▸ **Goal**:
All of the material should be reproduced exactly, with pictures left out.

▸ **Dataset content**:

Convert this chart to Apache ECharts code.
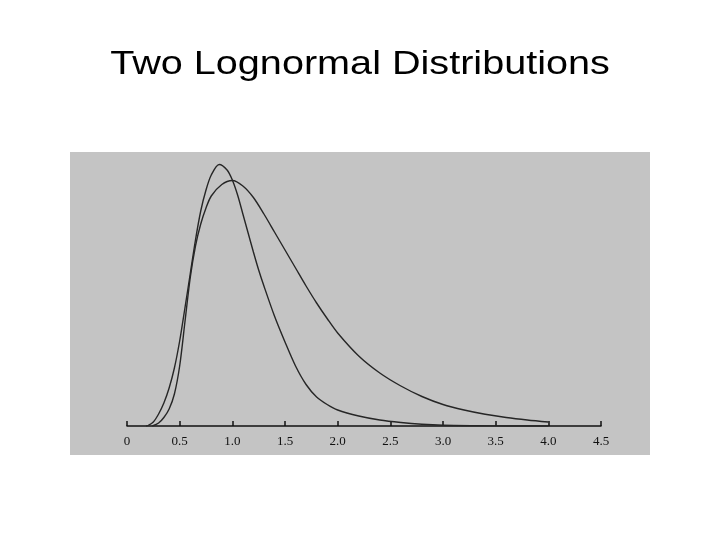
<!DOCTYPE html>
<html>
<head>
<meta charset="utf-8">
<script src="https://cdn.jsdelivr.net/npm/echarts@6/dist/echarts.min.js"></script>
<style>html,body{margin:0;padding:0;background:#fff}#c{width:720px;height:540px}</style>
</head>
<body>
<div id="c"></div>
<script>
const titleText = 'Two Lognormal Distributions';
const tickValues = [0, 0.5, 1.0, 1.5, 2.0, 2.5, 3.0, 3.5, 4.0, 4.5];
const tickLabels = ['0', '0.5', '1.0', '1.5', '2.0', '2.5', '3.0', '3.5', '4.0', '4.5'];

// Narrow (taller) lognormal curve
const narrowX = [0.18, 0.20, 0.25, 0.30, 0.35, 0.40, 0.45, 0.50, 0.55, 0.60, 0.65, 0.70, 0.75, 0.80, 0.875, 0.95, 1.00, 1.05, 1.10, 1.15, 1.20, 1.25, 1.30, 1.40, 1.50, 1.60, 1.70, 1.80, 1.90, 2.00, 2.20, 2.40, 2.60, 2.80, 3.00, 3.30, 3.60, 4.00];
const narrowY = [0, 0.002, 0.016, 0.048, 0.092, 0.152, 0.232, 0.34, 0.472, 0.608, 0.744, 0.86, 0.944, 1.004, 1.046, 1.024, 0.984, 0.924, 0.848, 0.772, 0.696, 0.624, 0.56, 0.44, 0.336, 0.24, 0.166, 0.116, 0.086, 0.064, 0.04, 0.024, 0.014, 0.007, 0.003, 0.001, 0, 0];

// Wide (long-tailed) lognormal curve
const wideX = [0.24, 0.30, 0.35, 0.40, 0.45, 0.50, 0.55, 0.60, 0.65, 0.70, 0.75, 0.80, 0.90, 1.00, 1.10, 1.20, 1.30, 1.40, 1.50, 1.60, 1.70, 1.80, 1.90, 2.00, 2.20, 2.40, 2.60, 2.80, 3.00, 3.20, 3.40, 3.60, 3.80, 4.00];
const wideY = [0, 0.012, 0.034, 0.068, 0.128, 0.24, 0.416, 0.592, 0.72, 0.808, 0.872, 0.92, 0.966, 0.982, 0.96, 0.914, 0.848, 0.776, 0.704, 0.632, 0.56, 0.492, 0.43, 0.372, 0.28, 0.212, 0.16, 0.118, 0.086, 0.064, 0.047, 0.034, 0.024, 0.016];

const chart = echarts.init(document.getElementById('c'), null, {renderer: 'canvas'});
const lineStyle = {color: '#262626', width: 1.4};
chart.setOption({
  backgroundColor: '#ffffff',
  animation: false,
  graphic: [
    {type: 'rect', z: -10, shape: {x: 70, y: 152, width: 580, height: 303}, style: {fill: '#c4c4c4'}},
    {type: 'text', x: 360, y: 65, scaleX: 1.165, z: 10,
     style: {text: titleText, fontSize: 34, fontFamily: 'Liberation Sans, Arial, sans-serif', fill: '#000', textAlign: 'center', textVerticalAlign: 'middle', verticalAlign: 'middle'}}
  ],
  grid: {left: 127, right: 119, top: 126, bottom: 114},
  xAxis: {
    type: 'value', min: 0, max: 4.5, interval: 0.5,
    axisLine: {show: true, lineStyle: {color: '#111', width: 1.5}},
    axisTick: {show: true, inside: true, length: 5, lineStyle: {color: '#111', width: 1.5}},
    axisLabel: {
      show: true, margin: 9, fontSize: 13, color: '#111',
      fontFamily: 'Liberation Serif, Times New Roman, serif',
      showMinLabel: true, showMaxLabel: true,
      formatter: function (v) {
        const i = tickValues.findIndex(t => Math.abs(t - v) < 1e-6);
        return i >= 0 ? tickLabels[i] : '';
      }
    },
    splitLine: {show: false}
  },
  yAxis: {type: 'value', min: 0, max: 1.2, show: false, splitLine: {show: false}},
  series: [
    {name: 'Narrow', type: 'line', data: narrowX.map((x, i) => [x, narrowY[i]]), symbol: 'none', smooth: 0.3, lineStyle: lineStyle, z: 3},
    {name: 'Wide', type: 'line', data: wideX.map((x, i) => [x, wideY[i]]), symbol: 'none', smooth: 0.3, lineStyle: lineStyle, z: 3}
  ]
});
</script>
</body>
</html>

▸ **Task answer**:
Convert this chart to Apache ECharts code.
<!DOCTYPE html>
<html>
<head>
<meta charset="utf-8">
<script src="https://cdn.jsdelivr.net/npm/echarts@6/dist/echarts.min.js"></script>
<style>html,body{margin:0;padding:0;background:#fff}#c{width:720px;height:540px}</style>
</head>
<body>
<div id="c"></div>
<script>
const titleText = 'Two Lognormal Distributions';
const tickValues = [0, 0.5, 1.0, 1.5, 2.0, 2.5, 3.0, 3.5, 4.0, 4.5];
const tickLabels = ['0', '0.5', '1.0', '1.5', '2.0', '2.5', '3.0', '3.5', '4.0', '4.5'];

// Narrow (taller) lognormal curve
const narrowX = [0.18, 0.20, 0.25, 0.30, 0.35, 0.40, 0.45, 0.50, 0.55, 0.60, 0.65, 0.70, 0.75, 0.80, 0.875, 0.95, 1.00, 1.05, 1.10, 1.15, 1.20, 1.25, 1.30, 1.40, 1.50, 1.60, 1.70, 1.80, 1.90, 2.00, 2.20, 2.40, 2.60, 2.80, 3.00, 3.30, 3.60, 4.00];
const narrowY = [0, 0.002, 0.016, 0.048, 0.092, 0.152, 0.232, 0.34, 0.472, 0.608, 0.744, 0.86, 0.944, 1.004, 1.046, 1.024, 0.984, 0.924, 0.848, 0.772, 0.696, 0.624, 0.56, 0.44, 0.336, 0.24, 0.166, 0.116, 0.086, 0.064, 0.04, 0.024, 0.014, 0.007, 0.003, 0.001, 0, 0];

// Wide (long-tailed) lognormal curve
const wideX = [0.24, 0.30, 0.35, 0.40, 0.45, 0.50, 0.55, 0.60, 0.65, 0.70, 0.75, 0.80, 0.90, 1.00, 1.10, 1.20, 1.30, 1.40, 1.50, 1.60, 1.70, 1.80, 1.90, 2.00, 2.20, 2.40, 2.60, 2.80, 3.00, 3.20, 3.40, 3.60, 3.80, 4.00];
const wideY = [0, 0.012, 0.034, 0.068, 0.128, 0.24, 0.416, 0.592, 0.72, 0.808, 0.872, 0.92, 0.966, 0.982, 0.96, 0.914, 0.848, 0.776, 0.704, 0.632, 0.56, 0.492, 0.43, 0.372, 0.28, 0.212, 0.16, 0.118, 0.086, 0.064, 0.047, 0.034, 0.024, 0.016];

const chart = echarts.init(document.getElementById('c'), null, {renderer: 'canvas'});
const lineStyle = {color: '#262626', width: 1.4};
chart.setOption({
  backgroundColor: '#ffffff',
  animation: false,
  graphic: [
    {type: 'rect', z: -10, shape: {x: 70, y: 152, width: 580, height: 303}, style: {fill: '#c4c4c4'}},
    {type: 'text', x: 360, y: 65, scaleX: 1.165, z: 10,
     style: {text: titleText, fontSize: 34, fontFamily: 'Liberation Sans, Arial, sans-serif', fill: '#000', textAlign: 'center', textVerticalAlign: 'middle', verticalAlign: 'middle'}}
  ],
  grid: {left: 127, right: 119, top: 126, bottom: 114},
  xAxis: {
    type: 'value', min: 0, max: 4.5, interval: 0.5,
    axisLine: {show: true, lineStyle: {color: '#111', width: 1.5}},
    axisTick: {show: true, inside: true, length: 5, lineStyle: {color: '#111', width: 1.5}},
    axisLabel: {
      show: true, margin: 9, fontSize: 13, color: '#111',
      fontFamily: 'Liberation Serif, Times New Roman, serif',
      showMinLabel: true, showMaxLabel: true,
      formatter: function (v) {
        const i = tickValues.findIndex(t => Math.abs(t - v) < 1e-6);
        return i >= 0 ? tickLabels[i] : '';
      }
    },
    splitLine: {show: false}
  },
  yAxis: {type: 'value', min: 0, max: 1.2, show: false, splitLine: {show: false}},
  series: [
    {name: 'Narrow', type: 'line', data: narrowX.map((x, i) => [x, narrowY[i]]), symbol: 'none', smooth: 0.3, lineStyle: lineStyle, z: 3},
    {name: 'Wide', type: 'line', data: wideX.map((x, i) => [x, wideY[i]]), symbol: 'none', smooth: 0.3, lineStyle: lineStyle, z: 3}
  ]
});
</script>
</body>
</html>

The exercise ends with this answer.